▶ **WHAT TO WORK ON**: Copy out each line featuring the string "code" from the entries beneath.

********************

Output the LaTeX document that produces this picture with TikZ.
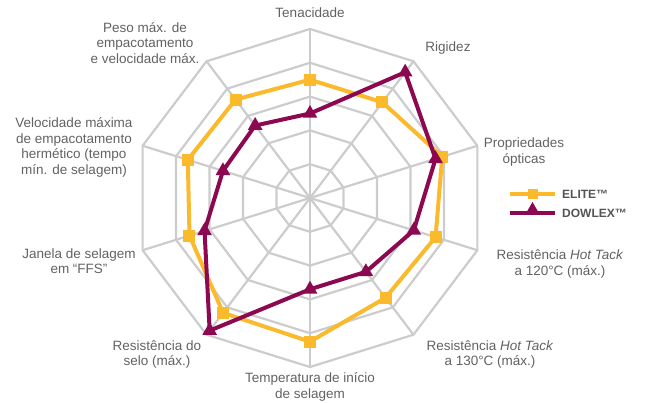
\documentclass[tikz,border=0pt]{standalone}
\usepackage{fontspec}
\setmainfont{Liberation Sans}
\usepackage{tikz}
\usetikzlibrary{shapes.geometric,positioning}
\definecolor{elitecol}{RGB}{251,185,44}
\definecolor{dowlexcol}{RGB}{140,8,80}
\definecolor{gridcol}{RGB}{204,204,204}
\definecolor{labelcol}{RGB}{98,98,98}
\tikzstyle{gridline}   = [draw=gridcol, line width=2.2pt, line join=round]
\tikzstyle{axislabel}  = [align=center, text=labelcol, inner sep=0pt, font=\fontsize{13.5}{15.5}\selectfont]
\tikzstyle{eliteline}  = [draw=elitecol, line width=4pt, line join=round]
\tikzstyle{dowlexline} = [draw=dowlexcol, line width=4pt, line join=round]
\tikzstyle{elitemark}  = [rectangle, fill=elitecol, minimum size=12pt, inner sep=0pt]
\tikzstyle{dowlexmark} = [regular polygon, regular polygon sides=3, fill=dowlexcol, minimum size=17pt, inner sep=0pt]
\tikzstyle{legendtext} = [anchor=west, text=black!67, inner sep=0pt, font=\fontsize{12}{14}\selectfont\bfseries]

\begin{document}
\begin{tikzpicture}[x=1pt,y=-1pt]
        \useasboundingbox (0,0) rectangle (646,403);

        % radar grid
        \begin{scope}[shift={(310,198)}, x=176pt, y=169pt]
            \foreach \r in {0.2,0.4,0.6,0.8,1.0}
                \draw[gridline] (90:\r) -- (54:\r) -- (18:\r) -- (-18:\r) -- (-54:\r)
                    -- (-90:\r) -- (-126:\r) -- (-162:\r) -- (162:\r) -- (126:\r) -- cycle;
            \foreach \a in {90,54,18,-18,-54,-90,-126,-162,162,126}
                \draw[gridline] (0,0) -- (\a:1);

            % ELITE values
            \coordinate (e0) at (90:0.70);
            \coordinate (e1) at (54:0.70);
            \coordinate (e2) at (18:0.79);
            \coordinate (e3) at (-18:0.75);
            \coordinate (e4) at (-54:0.73);
            \coordinate (e5) at (-90:0.85);
            \coordinate (e6) at (-126:0.84);
            \coordinate (e7) at (-162:0.72);
            \coordinate (e8) at (162:0.73);
            \coordinate (e9) at (126:0.72);

            % DOWLEX values
            \coordinate (d0) at (90:0.50);
            \coordinate (d1) at (54:0.92);
            \coordinate (d2) at (18:0.75);
            \coordinate (d3) at (-18:0.62);
            \coordinate (d4) at (-54:0.54);
            \coordinate (d5) at (-90:0.54);
            \coordinate (d6) at (-126:0.97);
            \coordinate (d7) at (-162:0.63);
            \coordinate (d8) at (162:0.52);
            \coordinate (d9) at (126:0.53);
        \end{scope}

        \draw[eliteline] (e0) -- (e1) -- (e2) -- (e3) -- (e4) -- (e5) -- (e6) -- (e7) -- (e8) -- (e9) -- cycle;
        \foreach \i in {0,...,9}
            \node[elitemark] at (e\i) {};

        \draw[dowlexline] (d0) -- (d1) -- (d2) -- (d3) -- (d4) -- (d5) -- (d6) -- (d7) -- (d8) -- (d9) -- cycle;
        \foreach \i in {0,...,9}
            \node[dowlexmark] at (d\i) {};

        % axis labels
        \node[axislabel] (tenacidade) at (310,13) {Tenacidade};
        \node[axislabel] (rigidez) at (448,48) {Rigidez};
        \node[axislabel] (opticas) at (524,152) {Propriedades\\ópticas};
        \node[axislabel] (tack120) at (560,264) {Resistência \textit{Hot Tack}\\a 120°C (máx.)};
        \node[axislabel] (tack130) at (490,354.5) {Resistência \textit{Hot Tack}\\a 130°C (máx.)};
        \node[axislabel] (temperatura) at (310,387) {Temperatura de início\\de selagem};
        \node[axislabel] (selo) at (157,354.5) {Resistência do\\selo (máx.)};
        \node[axislabel] (janela) at (79,261) {Janela de selagem\\em “FFS”};
        \node[axislabel] (velocidade) at (74,147.5) {Velocidade máxima\\de empacotamento\\hermético (tempo\\mín. de selagem)};
        \node[axislabel] (peso) at (145,42.7) {Peso máx. de\\empacotamento\\e velocidade máx.};

        % legend
        \coordinate (eliteA) at (510,194);
        \coordinate (eliteB) at (555,194);
        \draw[eliteline] (eliteA) -- (eliteB);
        \node[elitemark, minimum size=10pt] (eliteKey) at (532.5,194) {};
        \node[legendtext] (eliteTxt) at (562,194) {ELITE™};

        \coordinate (dowlexA) at (510,213);
        \coordinate (dowlexB) at (555,213);
        \draw[dowlexline] (dowlexA) -- (dowlexB);
        \node[dowlexmark, minimum size=16pt] (dowlexKey) at (532.5,210) {};
        \node[legendtext] (dowlexTxt) at (562,213) {DOWLEX™};
    \end{tikzpicture}
\end{document}
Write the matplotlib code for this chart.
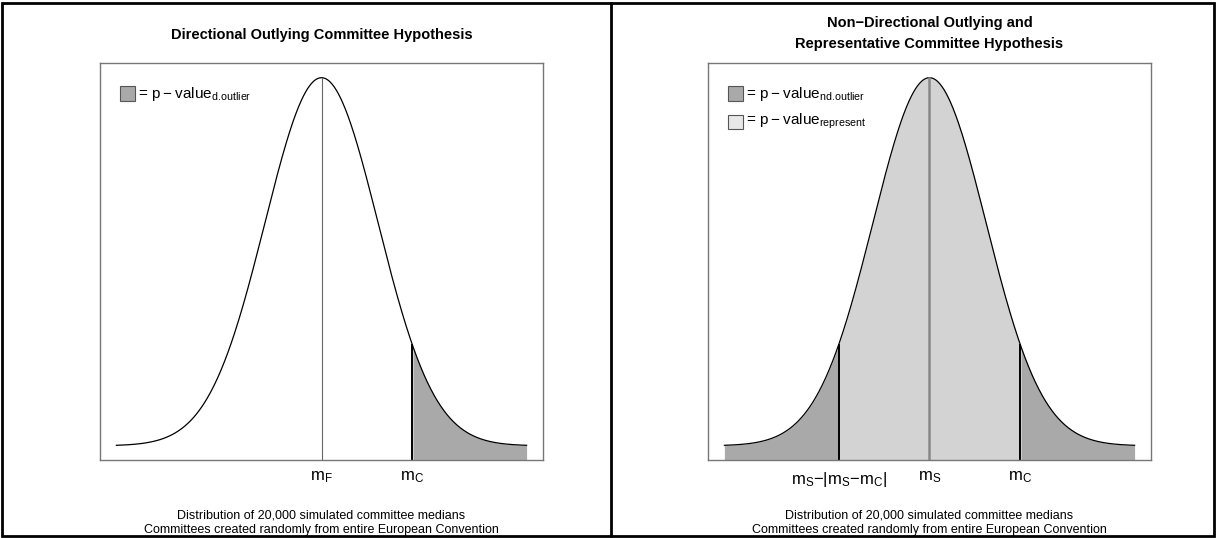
import numpy as np
import matplotlib.pyplot as plt
from matplotlib.patches import Rectangle
from matplotlib.lines import Line2D

plt.rcParams['font.family'] = ['Liberation Sans', 'DejaVu Sans']
plt.rcParams['mathtext.fontset'] = 'custom'
plt.rcParams['mathtext.rm'] = 'Liberation Sans'
plt.rcParams['mathtext.it'] = 'Liberation Sans:italic'

# simulated medians, in sd units of the distribution
dist_mean = 0.0
dist_sd = 1.0
x_lo, x_hi = -3.63, 3.63

# left panel: directional
m_F = 0.0
m_C_left = 1.61
# right panel: non-directional
m_S = 0.0
m_C_right = 1.61
m_low = m_S - abs(m_S - m_C_right)

titles = ["Directional Outlying Committee Hypothesis",
          "Non\u2212Directional Outlying and\nRepresentative Committee Hypothesis"]
footer = ("Distribution of 20,000 simulated committee medians\n"
          "Committees created randomly from entire European Convention")
pval = "= p\u2009\u2212\u2009value"

dark = '#a9a9a9'
light = '#d3d3d3'

xs = np.linspace(x_lo, x_hi, 600)
ys = np.exp(-0.5 * ((xs - dist_mean) / dist_sd) ** 2) / (dist_sd * np.sqrt(2 * np.pi))
ypad = 0.04 * (ys.max() - ys.min())
xpad = 0.04 * (x_hi - x_lo)
ybot = ys.min() - ypad

fig = plt.figure(figsize=(12.17, 5.38), dpi=100)

ax1 = fig.add_axes([100 / 1217, 78 / 538, 443 / 1217, 397 / 538])
ax2 = fig.add_axes([708 / 1217, 78 / 538, 443 / 1217, 397 / 538])

for ax in (ax1, ax2):
    ax.set_xlim(x_lo - xpad, x_hi + xpad)
    ax.set_ylim(ybot, ys.max() + ypad)
    ax.set_yticks([])
    ax.tick_params(axis='x', length=0, pad=7, labelsize=12)
    for s in ax.spines.values():
        s.set_color('#777777')
        s.set_linewidth(1.0)

# left
mask = xs >= m_C_left
ax1.fill_between(xs[mask], ybot, ys[mask], color=dark, lw=0)
ax1.plot(xs, ys, color='black', lw=0.9)
ax1.plot([m_F, m_F], [ybot, ys.max()], color='#666666', lw=0.8)
yc = np.interp(m_C_left, xs, ys)
ax1.plot([m_C_left, m_C_left], [ybot, yc], color='black', lw=1.4)
ax1.set_xticks([m_F, m_C_left])
ax1.set_xticklabels([r"m$_\mathrm{F}$", r"m$_\mathrm{C}$"])
ax1.set_title(titles[0], fontsize=10.5, fontweight='bold', pad=17.5)
ax1.add_patch(Rectangle((0.045, 0.905), 0.034, 0.036, transform=ax1.transAxes,
                        facecolor=dark, edgecolor='#555555', lw=0.8))
ax1.text(0.086, 0.923, pval + r"$_\mathrm{d.\!outlier}$", transform=ax1.transAxes,
         va='center', fontsize=11)

# right
mid = (xs >= m_low) & (xs <= m_C_right)
ax2.fill_between(xs[mid], ybot, ys[mid], color=light, lw=0)
ax2.fill_between(xs[xs <= m_low], ybot, ys[xs <= m_low], color=dark, lw=0)
ax2.fill_between(xs[xs >= m_C_right], ybot, ys[xs >= m_C_right], color=dark, lw=0)
ax2.plot(xs, ys, color='black', lw=0.9)
ax2.plot([m_S, m_S], [ybot, ys.max()], color='#888888', lw=1.8)
for v in (m_low, m_C_right):
    ax2.plot([v, v], [ybot, np.interp(v, xs, ys)], color='black', lw=1.4)
ax2.set_xticks([m_low, m_S, m_C_right])
ax2.set_xticklabels(["m$_\\mathrm{S}$\u2212|m$_\\mathrm{S}$\u2212m$_\\mathrm{C}$|",
                     r"m$_\mathrm{S}$", r"m$_\mathrm{C}$"])
ax2.set_title(titles[1], fontsize=10.5, fontweight='bold', pad=11, linespacing=1.6)
ax2.add_patch(Rectangle((0.045, 0.905), 0.034, 0.036, transform=ax2.transAxes,
                        facecolor=dark, edgecolor='#555555', lw=0.8))
ax2.text(0.086, 0.923, pval + r"$_\mathrm{nd.\!outlier}$", transform=ax2.transAxes,
         va='center', fontsize=11)
ax2.add_patch(Rectangle((0.045, 0.834), 0.034, 0.036, transform=ax2.transAxes,
                        facecolor='#e8e8e8', edgecolor='#555555', lw=0.8))
ax2.text(0.086, 0.852, pval + r"$_\mathrm{represent}$", transform=ax2.transAxes,
         va='center', fontsize=11)

for ax in (ax1, ax2):
    ax.text(0.5, -0.125, footer, transform=ax.transAxes, ha='center', va='top',
            fontsize=9, linespacing=1.25)

# outer frame and divider
fig.add_artist(Rectangle((2 / 1217, 2 / 538), 1212 / 1217, 533 / 538,
                         transform=fig.transFigure, fill=False, edgecolor='black', lw=2))
fig.add_artist(Line2D([611 / 1217, 611 / 1217], [2 / 538, 535 / 538], transform=fig.transFigure,
                      color='black', lw=2))

fig.savefig('out.png', dpi=100)
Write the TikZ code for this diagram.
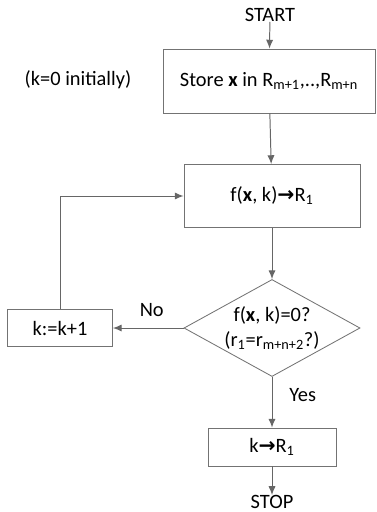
\documentclass[tikz,border=0pt]{standalone}
\usepackage{fontspec}
\setmainfont{Carlito}
\newfontfamily\arrowfont{DejaVu Sans}
\usetikzlibrary{shapes.geometric}
\usetikzlibrary{arrows.meta}
\tikzset{every edge/.style={draw=black!60, line width=0.7pt, -{Latex[length=2.2mm,width=1.8mm]}}}
\tikzset{procbox/.style={draw=black!55, line width=0.6pt, inner sep=0pt}}
\tikzset{label/.style={inner sep=0pt}}
\newcommand{\thickarrow}{{\arrowfont\bfseries\symbol{"2192}}}

\begin{document}
\begin{tikzpicture}[x=0.025cm, y=-0.025cm, font=\fontsize{14.5}{18}\selectfont]
  \useasboundingbox (0, 0) rectangle (376, 512);

  \node[label] at (270, 15) (start) {START};
  \node[procbox, minimum width=5.3cm, minimum height=1.6cm] at (269, 81) (store) {Store \textbf{x} in R\textsubscript{m+1},..,R\textsubscript{m+n}};
  \node[label] at (78, 80) (init) {(k=0 initially)};

  \node[procbox, minimum width=4.4cm, minimum height=1.575cm] at (272, 196) (eval) {f(\textbf{x}, k)\thickarrow R\textsubscript{1}};
  \node[procbox, diamond, aspect=1.81, minimum width=4.4cm, minimum height=2.425cm, align=center] at (272, 328) (test) {f(\textbf{x}, k)=0?\\(r\textsubscript{1}=r\textsubscript{m+n+2}?)};
  \node[procbox, minimum width=2.625cm, minimum height=0.925cm] at (60, 328) (incr) {k:=k+1};
  \node[procbox, minimum width=3.2cm, minimum height=0.95cm] at (272, 447) (out) {k\thickarrow R\textsubscript{1}};
  \node[label] at (272, 502) (stop) {STOP};

  \coordinate (corner) at (incr.north |- eval.west);

  \draw (start) edge (store);
  \draw (store) edge (eval);
  \draw (eval) edge (test);
  \draw (test) edge node[above, label, yshift=8pt, pos=0.45] {No} (incr);
  \draw (test) edge node[right, label, xshift=12pt, pos=0.35] {Yes} (out);
  \draw (out) edge (stop);
  \draw[draw=black!60, line width=0.7pt] (incr.north) -- (corner);
  \draw (corner) edge (eval.west);
\end{tikzpicture}
\end{document}
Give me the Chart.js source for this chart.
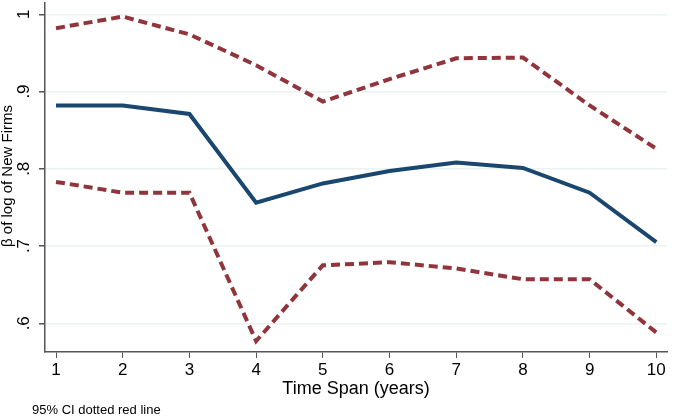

********************

▶ **COMPLETE OUTPUT**:
Write the matplotlib code for this chart.
Write the TikZ code for this diagram.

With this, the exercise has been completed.